As for the no-brand name digital watch, I got what I paid 200 RMB for. I could make and receive calls from it, but I still had to have my main phone with me at all times. The watch had to linked to the mobile through a Bluetooth. In theory, I could get text and WeChat messages though it, but the interface screen was so small that epic typos were inevitable. It also had a camera, and that sounds all James Bond and spy-tastic, but the camera was awkward to use. It involved twisting my wrist at odd angles. Plus, the eventual photos were too grainy and low-res.
In the end, the watch became nothing more than a conversation topic, and the novelty of that wore off rather quickly. As for the black hole, I am not circling it. The rampaging lava monsters are a figment of my imagination, and I am no swaggering space commander. I am just a college English teacher with a blog. The digital watch is in a drawer, and haven’t worn it in six months.
When I lived in Wujin’s College Town, I once realized I was paying too much for computer hardware and digital devices. How? I would always buy stuff like external hard drives at Hutang’s RT Mart. Sure, buying stuff there is convenient, but that convenience comes with a mark up. Other places in Changzhou stock tech devices for a lower price tag. I am talking about the computer city and the digital plaza.
The two are close to each other. One mostly just sells computer and their internal parts. This would be a four story shopping center near the new Wandu Mall on Heping Road. It’s easy to spot, because it has a big black orb prominent in its ground-floor architecture. I have bought two laptops and an Asus tablet here. The other is a big, orange building. This also has like three to four floors.

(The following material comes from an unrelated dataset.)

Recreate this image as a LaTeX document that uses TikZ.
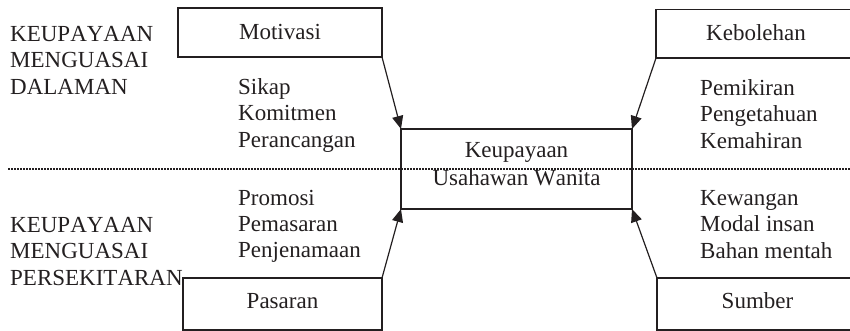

The only difference is that computer city features shops and storefronts, and the Jiuzhou Digital Plaza 九洲数码城 has open-space floors with vendors behind glass display cases. Typically, I have come here for SD cards, memory cards for a high-end Canon camera, and external hard drives. I have also bought camera filters and a zoom lens here.
As for any market situation in Changzhou, if you are buying something extremely expensive, you should always bring a good Chinese friend with you. They have a talent for haggling and verbal combat westerners and just don’t. But, for smaller things, like SD Cards, the prices are still cheaper here than RT Mart even when you don’t try to argue the cost down.